An in-depth look at the telescope accessories known as astronomical filters
- Includes the history of different types of filters, their uses and specialist techniques
- Features a basic guide to using Adobe Photoshop to further enhance images
- Includes an observational guide to 100 astronomical objects that you can see better with filters
As a casual read through any of the major amateur astronomical magazines will demonstrate, there are filters available for all aspects of optical astronomy. This book provides a ready resource on the use of the following filters, among others, for observational astronomy or for imaging:
- Light pollution filters
- Planetary filters
- Solar filters
- Neutral density filters for Moon observation
- Deep-sky filters, for such objects as galaxies, nebulae, and more
Deep-sky objects can be imaged in much greater detail than was possible many years ago. Amateur astronomers can take photographs that rival those of professional observatories! The ability to do this has been brought about by the revolution in CCD cameras and improved filters.
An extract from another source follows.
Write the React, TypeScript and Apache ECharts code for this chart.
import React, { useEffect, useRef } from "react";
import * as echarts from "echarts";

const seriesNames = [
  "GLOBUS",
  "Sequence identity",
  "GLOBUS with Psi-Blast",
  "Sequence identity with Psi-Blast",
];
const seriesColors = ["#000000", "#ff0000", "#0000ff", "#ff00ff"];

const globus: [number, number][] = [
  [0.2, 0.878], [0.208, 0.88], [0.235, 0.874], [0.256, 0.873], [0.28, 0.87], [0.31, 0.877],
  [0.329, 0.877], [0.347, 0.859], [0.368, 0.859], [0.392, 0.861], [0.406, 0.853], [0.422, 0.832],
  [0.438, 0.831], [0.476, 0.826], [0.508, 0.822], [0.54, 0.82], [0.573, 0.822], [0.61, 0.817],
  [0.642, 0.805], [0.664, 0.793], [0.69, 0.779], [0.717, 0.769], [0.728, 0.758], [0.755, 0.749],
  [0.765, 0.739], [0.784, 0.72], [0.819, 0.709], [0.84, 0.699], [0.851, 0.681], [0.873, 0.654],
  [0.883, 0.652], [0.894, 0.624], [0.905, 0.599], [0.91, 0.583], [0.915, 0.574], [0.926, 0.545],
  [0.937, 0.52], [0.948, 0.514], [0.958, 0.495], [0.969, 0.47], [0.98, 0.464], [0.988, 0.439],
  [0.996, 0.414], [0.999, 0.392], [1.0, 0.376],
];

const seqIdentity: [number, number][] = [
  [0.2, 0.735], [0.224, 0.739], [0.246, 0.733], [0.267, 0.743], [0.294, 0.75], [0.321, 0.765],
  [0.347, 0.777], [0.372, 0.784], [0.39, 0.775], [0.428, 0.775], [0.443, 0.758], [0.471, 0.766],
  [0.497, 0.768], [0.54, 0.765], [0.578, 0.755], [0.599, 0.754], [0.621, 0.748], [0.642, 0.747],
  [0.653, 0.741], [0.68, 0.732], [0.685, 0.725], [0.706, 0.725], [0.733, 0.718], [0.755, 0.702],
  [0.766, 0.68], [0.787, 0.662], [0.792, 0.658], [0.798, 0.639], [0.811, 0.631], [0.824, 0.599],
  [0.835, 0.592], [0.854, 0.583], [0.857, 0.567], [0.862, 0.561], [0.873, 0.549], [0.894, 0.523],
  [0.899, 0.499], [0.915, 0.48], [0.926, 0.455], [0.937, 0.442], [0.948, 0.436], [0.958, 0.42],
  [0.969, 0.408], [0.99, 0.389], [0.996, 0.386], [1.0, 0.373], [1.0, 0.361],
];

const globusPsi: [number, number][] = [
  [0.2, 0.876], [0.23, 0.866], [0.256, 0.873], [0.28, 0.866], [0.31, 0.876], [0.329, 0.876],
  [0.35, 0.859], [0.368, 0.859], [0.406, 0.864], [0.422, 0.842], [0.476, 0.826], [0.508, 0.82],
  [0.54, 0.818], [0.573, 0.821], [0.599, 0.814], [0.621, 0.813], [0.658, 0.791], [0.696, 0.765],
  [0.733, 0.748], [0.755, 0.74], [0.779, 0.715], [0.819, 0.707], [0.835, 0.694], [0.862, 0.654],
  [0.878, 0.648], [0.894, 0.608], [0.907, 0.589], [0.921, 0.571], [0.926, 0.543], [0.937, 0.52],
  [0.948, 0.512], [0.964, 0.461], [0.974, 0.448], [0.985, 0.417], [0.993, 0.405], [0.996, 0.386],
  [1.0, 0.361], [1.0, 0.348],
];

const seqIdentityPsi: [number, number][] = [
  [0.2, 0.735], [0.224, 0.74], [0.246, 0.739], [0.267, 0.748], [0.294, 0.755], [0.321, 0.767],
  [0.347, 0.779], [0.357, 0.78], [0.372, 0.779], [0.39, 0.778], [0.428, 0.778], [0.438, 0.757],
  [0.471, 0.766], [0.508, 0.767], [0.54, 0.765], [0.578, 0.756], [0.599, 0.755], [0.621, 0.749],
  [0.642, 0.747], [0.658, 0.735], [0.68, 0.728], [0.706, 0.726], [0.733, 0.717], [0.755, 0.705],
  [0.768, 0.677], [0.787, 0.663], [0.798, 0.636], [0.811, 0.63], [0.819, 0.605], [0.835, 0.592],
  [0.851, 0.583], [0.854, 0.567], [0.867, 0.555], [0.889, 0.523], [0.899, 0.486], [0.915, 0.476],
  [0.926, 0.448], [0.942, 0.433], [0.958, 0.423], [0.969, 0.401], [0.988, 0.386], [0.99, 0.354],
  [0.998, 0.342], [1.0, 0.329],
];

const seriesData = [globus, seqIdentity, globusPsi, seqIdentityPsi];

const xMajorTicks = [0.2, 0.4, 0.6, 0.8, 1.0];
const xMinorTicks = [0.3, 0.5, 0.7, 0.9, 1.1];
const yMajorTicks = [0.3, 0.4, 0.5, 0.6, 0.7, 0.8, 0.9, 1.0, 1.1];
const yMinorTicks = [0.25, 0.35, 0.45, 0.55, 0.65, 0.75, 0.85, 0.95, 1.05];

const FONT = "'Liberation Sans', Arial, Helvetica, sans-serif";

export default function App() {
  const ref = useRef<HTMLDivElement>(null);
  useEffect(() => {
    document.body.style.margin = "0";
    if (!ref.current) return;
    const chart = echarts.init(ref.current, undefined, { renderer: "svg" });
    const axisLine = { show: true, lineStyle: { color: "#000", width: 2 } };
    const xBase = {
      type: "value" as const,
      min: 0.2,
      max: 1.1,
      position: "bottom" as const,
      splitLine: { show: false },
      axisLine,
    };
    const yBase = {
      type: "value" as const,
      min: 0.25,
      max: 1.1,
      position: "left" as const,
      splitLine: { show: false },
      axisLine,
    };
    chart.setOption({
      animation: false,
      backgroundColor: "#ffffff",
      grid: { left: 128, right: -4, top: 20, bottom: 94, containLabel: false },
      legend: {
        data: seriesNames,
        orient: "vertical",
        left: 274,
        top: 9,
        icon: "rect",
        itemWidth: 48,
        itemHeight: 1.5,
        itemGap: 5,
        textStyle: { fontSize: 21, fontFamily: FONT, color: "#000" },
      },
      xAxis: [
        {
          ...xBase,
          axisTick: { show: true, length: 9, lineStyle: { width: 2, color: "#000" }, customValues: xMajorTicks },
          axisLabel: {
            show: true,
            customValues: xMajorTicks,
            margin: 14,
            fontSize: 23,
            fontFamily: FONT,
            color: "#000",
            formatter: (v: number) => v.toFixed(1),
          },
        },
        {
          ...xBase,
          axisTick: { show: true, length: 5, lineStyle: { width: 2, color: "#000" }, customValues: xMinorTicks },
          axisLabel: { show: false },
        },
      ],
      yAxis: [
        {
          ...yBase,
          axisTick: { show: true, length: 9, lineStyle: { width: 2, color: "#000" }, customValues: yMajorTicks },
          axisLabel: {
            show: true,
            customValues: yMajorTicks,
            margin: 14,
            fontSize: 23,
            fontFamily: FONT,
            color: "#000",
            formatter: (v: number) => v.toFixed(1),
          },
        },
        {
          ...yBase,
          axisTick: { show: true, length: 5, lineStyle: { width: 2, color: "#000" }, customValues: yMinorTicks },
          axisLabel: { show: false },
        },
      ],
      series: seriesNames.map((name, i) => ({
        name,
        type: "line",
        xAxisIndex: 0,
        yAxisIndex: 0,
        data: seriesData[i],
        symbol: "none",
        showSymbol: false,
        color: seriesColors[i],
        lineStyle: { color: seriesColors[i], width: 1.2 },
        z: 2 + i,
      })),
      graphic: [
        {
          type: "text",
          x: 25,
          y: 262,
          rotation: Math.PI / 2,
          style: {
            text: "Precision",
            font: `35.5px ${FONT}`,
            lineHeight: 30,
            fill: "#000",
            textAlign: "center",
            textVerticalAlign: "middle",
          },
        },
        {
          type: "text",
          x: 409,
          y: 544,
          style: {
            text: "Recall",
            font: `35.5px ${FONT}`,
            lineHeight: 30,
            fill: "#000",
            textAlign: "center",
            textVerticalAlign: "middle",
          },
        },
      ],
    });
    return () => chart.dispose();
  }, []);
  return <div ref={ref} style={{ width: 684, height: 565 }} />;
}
The book pinpoints which astronomical objects are best observed with which filters. Post-processing (using Photoshop) is also discussed, since it is helpful in further improving filtered astro images.
The last part of the book is an observational guide to 100 deep sky objects that benefit from the use of filters – all personally observed by the author – with notes on the filters used (or potentially of use) in their observation and imaging. There are also notes on their celestial coordinates, magnitudes, and other pertinent information.
Table of contents:
- A Brief History of Astronomical Imaging
- Filters and General Equipment for Astronomical Observing
- Observing the Moon with Filters
- Observing the Solar System with Filters
- Using Filters to Observe the Sun
- Filters for Astrophotography
- A Brief Introduction to Photography and Image Manipulation
- Observing and Imaging Objects
The author Dr. Martin Griffiths from the UK, is an enthusiastic observer, science communicator, and professional astronomer who utilizes astronomy, history, and science fiction as tools to encourage greater public understanding of science. He is Senior Lecturer in Astronomy at the University of Glamorgan in Wales.